_TASK TO COMPLETE_.
Below are some records; quote exactly the lines from the one that contains "Recreate this image" through the one that contains "var isMajor = function", inclusive, and no others.
— START DATA FOR THIS EXERCISE —
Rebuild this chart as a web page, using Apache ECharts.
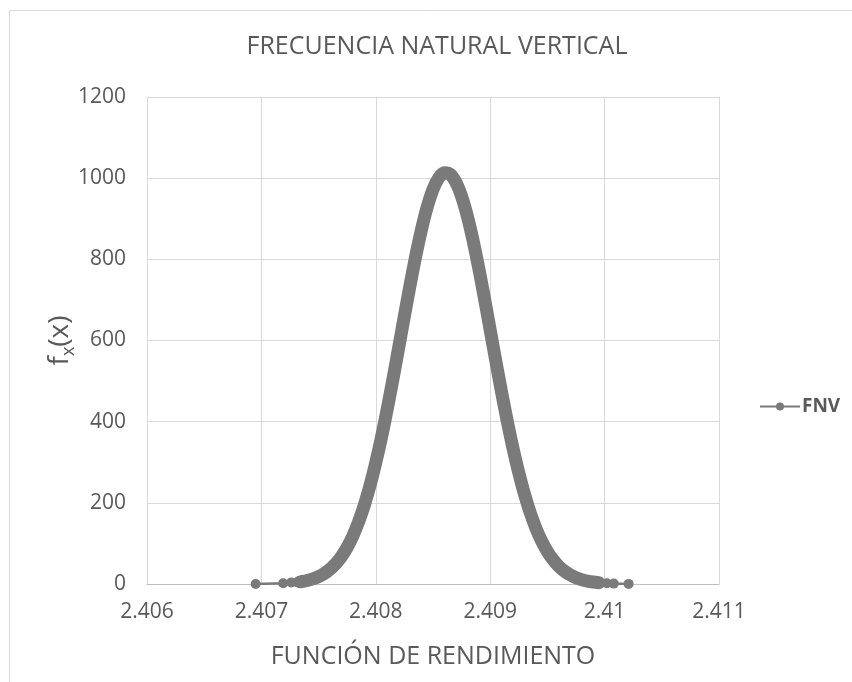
— END DATA FOR THIS EXERCISE —
— START DATA FOR THIS EXERCISE —
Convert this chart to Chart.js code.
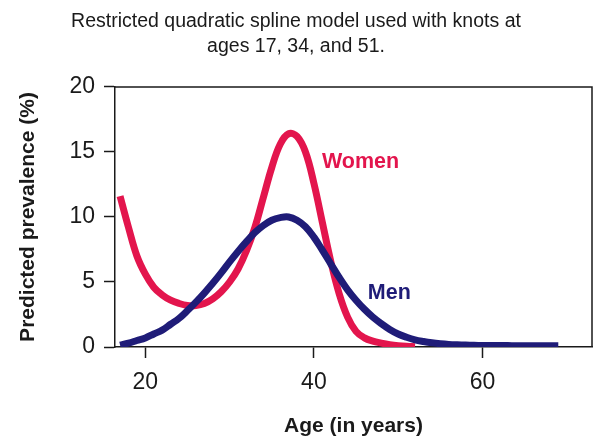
— END DATA FOR THIS EXERCISE —
— START DATA FOR THIS EXERCISE —
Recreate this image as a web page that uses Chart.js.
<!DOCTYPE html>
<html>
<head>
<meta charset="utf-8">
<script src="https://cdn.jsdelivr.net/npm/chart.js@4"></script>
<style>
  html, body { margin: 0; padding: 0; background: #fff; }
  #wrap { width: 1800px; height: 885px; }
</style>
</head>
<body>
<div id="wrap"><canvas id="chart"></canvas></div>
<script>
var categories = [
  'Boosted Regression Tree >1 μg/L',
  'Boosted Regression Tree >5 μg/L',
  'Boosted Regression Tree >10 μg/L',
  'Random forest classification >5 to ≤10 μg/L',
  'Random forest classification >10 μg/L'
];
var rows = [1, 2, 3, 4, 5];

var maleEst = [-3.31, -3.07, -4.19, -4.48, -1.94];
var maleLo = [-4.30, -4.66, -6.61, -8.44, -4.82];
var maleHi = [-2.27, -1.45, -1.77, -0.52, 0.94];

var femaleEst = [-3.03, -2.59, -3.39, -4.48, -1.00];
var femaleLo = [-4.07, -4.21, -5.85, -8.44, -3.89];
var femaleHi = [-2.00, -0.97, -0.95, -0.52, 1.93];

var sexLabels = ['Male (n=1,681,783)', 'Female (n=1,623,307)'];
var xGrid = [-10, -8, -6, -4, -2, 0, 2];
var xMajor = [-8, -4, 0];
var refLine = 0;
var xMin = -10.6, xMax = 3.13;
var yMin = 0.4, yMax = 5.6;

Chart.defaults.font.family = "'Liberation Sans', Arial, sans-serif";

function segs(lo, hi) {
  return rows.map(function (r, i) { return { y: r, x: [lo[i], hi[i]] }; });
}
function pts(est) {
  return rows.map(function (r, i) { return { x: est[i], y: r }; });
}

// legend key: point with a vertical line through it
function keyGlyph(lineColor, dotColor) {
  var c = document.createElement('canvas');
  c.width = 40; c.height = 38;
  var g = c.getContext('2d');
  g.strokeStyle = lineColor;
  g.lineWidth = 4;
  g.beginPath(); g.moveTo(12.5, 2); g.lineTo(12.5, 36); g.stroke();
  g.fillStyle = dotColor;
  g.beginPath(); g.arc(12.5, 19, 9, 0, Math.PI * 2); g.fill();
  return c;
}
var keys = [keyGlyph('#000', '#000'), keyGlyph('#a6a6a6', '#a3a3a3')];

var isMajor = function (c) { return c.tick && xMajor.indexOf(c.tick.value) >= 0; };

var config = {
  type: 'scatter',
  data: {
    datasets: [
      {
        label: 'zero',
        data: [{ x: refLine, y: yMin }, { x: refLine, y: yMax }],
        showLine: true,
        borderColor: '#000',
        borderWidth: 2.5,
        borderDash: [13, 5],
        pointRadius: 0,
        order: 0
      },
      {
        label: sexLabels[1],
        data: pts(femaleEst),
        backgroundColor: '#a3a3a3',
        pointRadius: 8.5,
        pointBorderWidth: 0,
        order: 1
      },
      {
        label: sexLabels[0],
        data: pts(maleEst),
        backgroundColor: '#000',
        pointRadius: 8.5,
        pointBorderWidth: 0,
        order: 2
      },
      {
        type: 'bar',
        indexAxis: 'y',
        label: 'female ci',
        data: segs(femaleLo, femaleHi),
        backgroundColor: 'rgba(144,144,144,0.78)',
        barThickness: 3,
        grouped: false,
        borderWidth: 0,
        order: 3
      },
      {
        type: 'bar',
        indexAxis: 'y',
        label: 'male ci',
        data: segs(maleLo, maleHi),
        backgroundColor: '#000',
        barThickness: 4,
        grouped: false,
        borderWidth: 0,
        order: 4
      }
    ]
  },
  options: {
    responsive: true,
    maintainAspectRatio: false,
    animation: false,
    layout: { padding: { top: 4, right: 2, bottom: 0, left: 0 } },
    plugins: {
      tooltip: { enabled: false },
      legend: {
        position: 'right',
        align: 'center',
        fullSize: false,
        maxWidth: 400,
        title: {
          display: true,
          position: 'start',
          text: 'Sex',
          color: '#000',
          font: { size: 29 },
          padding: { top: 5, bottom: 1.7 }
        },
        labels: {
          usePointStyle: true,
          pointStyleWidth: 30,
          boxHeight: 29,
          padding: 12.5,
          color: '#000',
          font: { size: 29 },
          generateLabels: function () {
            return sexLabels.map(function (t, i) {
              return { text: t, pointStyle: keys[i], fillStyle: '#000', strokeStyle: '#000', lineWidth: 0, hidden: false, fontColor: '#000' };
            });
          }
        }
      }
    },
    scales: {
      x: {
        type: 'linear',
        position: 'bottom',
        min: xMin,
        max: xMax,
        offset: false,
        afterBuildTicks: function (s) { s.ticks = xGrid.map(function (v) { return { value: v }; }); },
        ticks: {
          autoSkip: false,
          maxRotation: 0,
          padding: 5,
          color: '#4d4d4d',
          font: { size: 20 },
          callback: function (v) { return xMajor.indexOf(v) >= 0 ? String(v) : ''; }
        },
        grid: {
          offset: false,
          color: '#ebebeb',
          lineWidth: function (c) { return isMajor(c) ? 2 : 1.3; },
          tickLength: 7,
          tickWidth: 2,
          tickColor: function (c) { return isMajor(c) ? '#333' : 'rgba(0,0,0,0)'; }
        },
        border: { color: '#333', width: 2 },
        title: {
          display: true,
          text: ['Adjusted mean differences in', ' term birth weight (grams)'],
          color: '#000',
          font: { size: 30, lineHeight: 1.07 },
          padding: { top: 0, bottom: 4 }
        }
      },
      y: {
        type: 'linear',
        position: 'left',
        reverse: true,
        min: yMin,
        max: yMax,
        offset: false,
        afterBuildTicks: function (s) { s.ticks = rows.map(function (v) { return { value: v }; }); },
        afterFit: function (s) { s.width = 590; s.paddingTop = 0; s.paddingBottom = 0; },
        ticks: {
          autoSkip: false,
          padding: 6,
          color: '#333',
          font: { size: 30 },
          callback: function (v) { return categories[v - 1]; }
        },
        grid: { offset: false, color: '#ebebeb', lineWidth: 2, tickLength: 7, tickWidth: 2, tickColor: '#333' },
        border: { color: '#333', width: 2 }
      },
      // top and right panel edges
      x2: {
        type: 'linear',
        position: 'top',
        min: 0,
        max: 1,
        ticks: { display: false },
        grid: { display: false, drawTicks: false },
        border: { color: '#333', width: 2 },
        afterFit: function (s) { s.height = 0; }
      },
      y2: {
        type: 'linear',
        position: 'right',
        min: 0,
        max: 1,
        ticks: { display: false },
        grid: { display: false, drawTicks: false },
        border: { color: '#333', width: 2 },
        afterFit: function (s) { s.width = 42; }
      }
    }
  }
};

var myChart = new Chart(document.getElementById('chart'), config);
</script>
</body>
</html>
— END DATA FOR THIS EXERCISE —
_THE RESPONSE_.
Recreate this image as a web page that uses Chart.js.
<!DOCTYPE html>
<html>
<head>
<meta charset="utf-8">
<script src="https://cdn.jsdelivr.net/npm/chart.js@4"></script>
<style>
  html, body { margin: 0; padding: 0; background: #fff; }
  #wrap { width: 1800px; height: 885px; }
</style>
</head>
<body>
<div id="wrap"><canvas id="chart"></canvas></div>
<script>
var categories = [
  'Boosted Regression Tree >1 μg/L',
  'Boosted Regression Tree >5 μg/L',
  'Boosted Regression Tree >10 μg/L',
  'Random forest classification >5 to ≤10 μg/L',
  'Random forest classification >10 μg/L'
];
var rows = [1, 2, 3, 4, 5];

var maleEst = [-3.31, -3.07, -4.19, -4.48, -1.94];
var maleLo = [-4.30, -4.66, -6.61, -8.44, -4.82];
var maleHi = [-2.27, -1.45, -1.77, -0.52, 0.94];

var femaleEst = [-3.03, -2.59, -3.39, -4.48, -1.00];
var femaleLo = [-4.07, -4.21, -5.85, -8.44, -3.89];
var femaleHi = [-2.00, -0.97, -0.95, -0.52, 1.93];

var sexLabels = ['Male (n=1,681,783)', 'Female (n=1,623,307)'];
var xGrid = [-10, -8, -6, -4, -2, 0, 2];
var xMajor = [-8, -4, 0];
var refLine = 0;
var xMin = -10.6, xMax = 3.13;
var yMin = 0.4, yMax = 5.6;

Chart.defaults.font.family = "'Liberation Sans', Arial, sans-serif";

function segs(lo, hi) {
  return rows.map(function (r, i) { return { y: r, x: [lo[i], hi[i]] }; });
}
function pts(est) {
  return rows.map(function (r, i) { return { x: est[i], y: r }; });
}

// legend key: point with a vertical line through it
function keyGlyph(lineColor, dotColor) {
  var c = document.createElement('canvas');
  c.width = 40; c.height = 38;
  var g = c.getContext('2d');
  g.strokeStyle = lineColor;
  g.lineWidth = 4;
  g.beginPath(); g.moveTo(12.5, 2); g.lineTo(12.5, 36); g.stroke();
  g.fillStyle = dotColor;
  g.beginPath(); g.arc(12.5, 19, 9, 0, Math.PI * 2); g.fill();
  return c;
}
var keys = [keyGlyph('#000', '#000'), keyGlyph('#a6a6a6', '#a3a3a3')];

var isMajor = function (c) { return c.tick && xMajor.indexOf(c.tick.value) >= 0; };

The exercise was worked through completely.